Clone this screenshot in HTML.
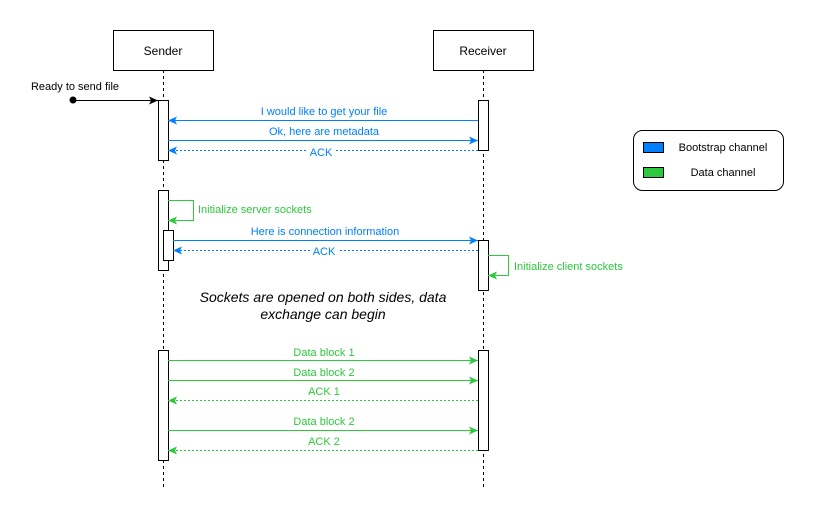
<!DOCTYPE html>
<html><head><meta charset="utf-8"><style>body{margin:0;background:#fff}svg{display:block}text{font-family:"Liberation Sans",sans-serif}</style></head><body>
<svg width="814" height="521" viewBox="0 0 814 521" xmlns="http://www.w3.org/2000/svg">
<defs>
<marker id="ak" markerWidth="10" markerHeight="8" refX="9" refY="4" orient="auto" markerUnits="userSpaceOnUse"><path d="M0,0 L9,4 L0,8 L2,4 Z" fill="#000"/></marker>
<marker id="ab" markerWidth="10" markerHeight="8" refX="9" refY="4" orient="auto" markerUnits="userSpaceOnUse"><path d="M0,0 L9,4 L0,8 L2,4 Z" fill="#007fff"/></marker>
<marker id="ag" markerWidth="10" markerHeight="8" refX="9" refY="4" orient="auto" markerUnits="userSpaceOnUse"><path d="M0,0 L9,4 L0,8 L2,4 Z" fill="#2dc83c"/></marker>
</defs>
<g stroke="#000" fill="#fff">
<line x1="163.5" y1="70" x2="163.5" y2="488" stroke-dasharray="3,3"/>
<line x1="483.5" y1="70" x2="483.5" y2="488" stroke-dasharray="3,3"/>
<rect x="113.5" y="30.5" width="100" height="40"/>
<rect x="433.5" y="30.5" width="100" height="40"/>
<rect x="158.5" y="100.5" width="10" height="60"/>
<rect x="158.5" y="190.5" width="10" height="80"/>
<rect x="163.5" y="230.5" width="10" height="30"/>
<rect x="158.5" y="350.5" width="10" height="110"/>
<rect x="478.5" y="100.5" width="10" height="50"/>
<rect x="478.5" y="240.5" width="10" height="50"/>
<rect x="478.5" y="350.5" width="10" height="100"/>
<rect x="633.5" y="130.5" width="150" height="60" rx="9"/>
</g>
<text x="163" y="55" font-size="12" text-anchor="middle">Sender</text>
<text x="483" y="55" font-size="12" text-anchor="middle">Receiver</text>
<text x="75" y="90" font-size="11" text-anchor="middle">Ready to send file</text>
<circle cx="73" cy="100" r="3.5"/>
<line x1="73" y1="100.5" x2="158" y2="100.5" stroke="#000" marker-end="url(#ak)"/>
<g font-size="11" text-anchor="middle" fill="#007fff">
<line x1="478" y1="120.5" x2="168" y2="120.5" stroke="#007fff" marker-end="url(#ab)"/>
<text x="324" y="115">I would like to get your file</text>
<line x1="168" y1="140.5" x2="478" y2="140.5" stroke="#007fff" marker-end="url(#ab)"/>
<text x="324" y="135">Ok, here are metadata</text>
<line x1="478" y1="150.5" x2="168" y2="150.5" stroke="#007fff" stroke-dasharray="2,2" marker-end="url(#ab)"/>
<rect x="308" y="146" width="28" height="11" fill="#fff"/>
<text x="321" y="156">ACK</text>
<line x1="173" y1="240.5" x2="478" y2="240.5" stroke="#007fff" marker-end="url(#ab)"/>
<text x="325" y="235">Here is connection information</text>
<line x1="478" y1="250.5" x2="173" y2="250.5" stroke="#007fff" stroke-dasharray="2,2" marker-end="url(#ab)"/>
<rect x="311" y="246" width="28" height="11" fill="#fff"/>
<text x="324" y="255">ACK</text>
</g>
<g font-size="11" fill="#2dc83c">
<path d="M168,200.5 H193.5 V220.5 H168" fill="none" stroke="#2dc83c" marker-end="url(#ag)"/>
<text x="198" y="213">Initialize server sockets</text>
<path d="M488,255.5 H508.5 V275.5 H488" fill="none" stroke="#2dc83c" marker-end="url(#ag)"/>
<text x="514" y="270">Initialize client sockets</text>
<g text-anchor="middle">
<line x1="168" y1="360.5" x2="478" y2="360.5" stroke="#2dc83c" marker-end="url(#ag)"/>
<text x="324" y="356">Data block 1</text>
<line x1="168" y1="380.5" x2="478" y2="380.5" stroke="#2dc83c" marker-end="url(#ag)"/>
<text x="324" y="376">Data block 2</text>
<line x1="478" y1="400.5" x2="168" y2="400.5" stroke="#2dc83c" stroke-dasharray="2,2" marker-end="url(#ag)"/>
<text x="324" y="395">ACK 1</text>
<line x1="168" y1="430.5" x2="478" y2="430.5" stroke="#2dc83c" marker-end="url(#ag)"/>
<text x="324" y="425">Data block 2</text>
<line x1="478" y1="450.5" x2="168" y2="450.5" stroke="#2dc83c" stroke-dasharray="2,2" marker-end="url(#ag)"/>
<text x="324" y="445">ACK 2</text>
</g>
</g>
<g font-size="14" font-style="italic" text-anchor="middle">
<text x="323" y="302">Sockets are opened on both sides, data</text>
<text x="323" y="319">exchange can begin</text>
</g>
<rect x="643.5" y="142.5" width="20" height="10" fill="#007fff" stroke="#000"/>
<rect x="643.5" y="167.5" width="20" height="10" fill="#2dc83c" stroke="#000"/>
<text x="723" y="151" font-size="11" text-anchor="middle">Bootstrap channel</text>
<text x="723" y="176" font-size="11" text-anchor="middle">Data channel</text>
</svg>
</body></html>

AIM OF THE EXERCISE: Using the material above, return every line exactly as it appears, minus the pictures.

WRITTEN RESPONSE:
Clone this screenshot in HTML.
<!DOCTYPE html>
<html><head><meta charset="utf-8"><style>body{margin:0;background:#fff}svg{display:block}text{font-family:"Liberation Sans",sans-serif}</style></head><body>
<svg width="814" height="521" viewBox="0 0 814 521" xmlns="http://www.w3.org/2000/svg">
<defs>
<marker id="ak" markerWidth="10" markerHeight="8" refX="9" refY="4" orient="auto" markerUnits="userSpaceOnUse"><path d="M0,0 L9,4 L0,8 L2,4 Z" fill="#000"/></marker>
<marker id="ab" markerWidth="10" markerHeight="8" refX="9" refY="4" orient="auto" markerUnits="userSpaceOnUse"><path d="M0,0 L9,4 L0,8 L2,4 Z" fill="#007fff"/></marker>
<marker id="ag" markerWidth="10" markerHeight="8" refX="9" refY="4" orient="auto" markerUnits="userSpaceOnUse"><path d="M0,0 L9,4 L0,8 L2,4 Z" fill="#2dc83c"/></marker>
</defs>
<g stroke="#000" fill="#fff">
<line x1="163.5" y1="70" x2="163.5" y2="488" stroke-dasharray="3,3"/>
<line x1="483.5" y1="70" x2="483.5" y2="488" stroke-dasharray="3,3"/>
<rect x="113.5" y="30.5" width="100" height="40"/>
<rect x="433.5" y="30.5" width="100" height="40"/>
<rect x="158.5" y="100.5" width="10" height="60"/>
<rect x="158.5" y="190.5" width="10" height="80"/>
<rect x="163.5" y="230.5" width="10" height="30"/>
<rect x="158.5" y="350.5" width="10" height="110"/>
<rect x="478.5" y="100.5" width="10" height="50"/>
<rect x="478.5" y="240.5" width="10" height="50"/>
<rect x="478.5" y="350.5" width="10" height="100"/>
<rect x="633.5" y="130.5" width="150" height="60" rx="9"/>
</g>
<text x="163" y="55" font-size="12" text-anchor="middle">Sender</text>
<text x="483" y="55" font-size="12" text-anchor="middle">Receiver</text>
<text x="75" y="90" font-size="11" text-anchor="middle">Ready to send file</text>
<circle cx="73" cy="100" r="3.5"/>
<line x1="73" y1="100.5" x2="158" y2="100.5" stroke="#000" marker-end="url(#ak)"/>
<g font-size="11" text-anchor="middle" fill="#007fff">
<line x1="478" y1="120.5" x2="168" y2="120.5" stroke="#007fff" marker-end="url(#ab)"/>
<text x="324" y="115">I would like to get your file</text>
<line x1="168" y1="140.5" x2="478" y2="140.5" stroke="#007fff" marker-end="url(#ab)"/>
<text x="324" y="135">Ok, here are metadata</text>
<line x1="478" y1="150.5" x2="168" y2="150.5" stroke="#007fff" stroke-dasharray="2,2" marker-end="url(#ab)"/>
<rect x="308" y="146" width="28" height="11" fill="#fff"/>
<text x="321" y="156">ACK</text>
<line x1="173" y1="240.5" x2="478" y2="240.5" stroke="#007fff" marker-end="url(#ab)"/>
<text x="325" y="235">Here is connection information</text>
<line x1="478" y1="250.5" x2="173" y2="250.5" stroke="#007fff" stroke-dasharray="2,2" marker-end="url(#ab)"/>
<rect x="311" y="246" width="28" height="11" fill="#fff"/>
<text x="324" y="255">ACK</text>
</g>
<g font-size="11" fill="#2dc83c">
<path d="M168,200.5 H193.5 V220.5 H168" fill="none" stroke="#2dc83c" marker-end="url(#ag)"/>
<text x="198" y="213">Initialize server sockets</text>
<path d="M488,255.5 H508.5 V275.5 H488" fill="none" stroke="#2dc83c" marker-end="url(#ag)"/>
<text x="514" y="270">Initialize client sockets</text>
<g text-anchor="middle">
<line x1="168" y1="360.5" x2="478" y2="360.5" stroke="#2dc83c" marker-end="url(#ag)"/>
<text x="324" y="356">Data block 1</text>
<line x1="168" y1="380.5" x2="478" y2="380.5" stroke="#2dc83c" marker-end="url(#ag)"/>
<text x="324" y="376">Data block 2</text>
<line x1="478" y1="400.5" x2="168" y2="400.5" stroke="#2dc83c" stroke-dasharray="2,2" marker-end="url(#ag)"/>
<text x="324" y="395">ACK 1</text>
<line x1="168" y1="430.5" x2="478" y2="430.5" stroke="#2dc83c" marker-end="url(#ag)"/>
<text x="324" y="425">Data block 2</text>
<line x1="478" y1="450.5" x2="168" y2="450.5" stroke="#2dc83c" stroke-dasharray="2,2" marker-end="url(#ag)"/>
<text x="324" y="445">ACK 2</text>
</g>
</g>
<g font-size="14" font-style="italic" text-anchor="middle">
<text x="323" y="302">Sockets are opened on both sides, data</text>
<text x="323" y="319">exchange can begin</text>
</g>
<rect x="643.5" y="142.5" width="20" height="10" fill="#007fff" stroke="#000"/>
<rect x="643.5" y="167.5" width="20" height="10" fill="#2dc83c" stroke="#000"/>
<text x="723" y="151" font-size="11" text-anchor="middle">Bootstrap channel</text>
<text x="723" y="176" font-size="11" text-anchor="middle">Data channel</text>
</svg>
</body></html>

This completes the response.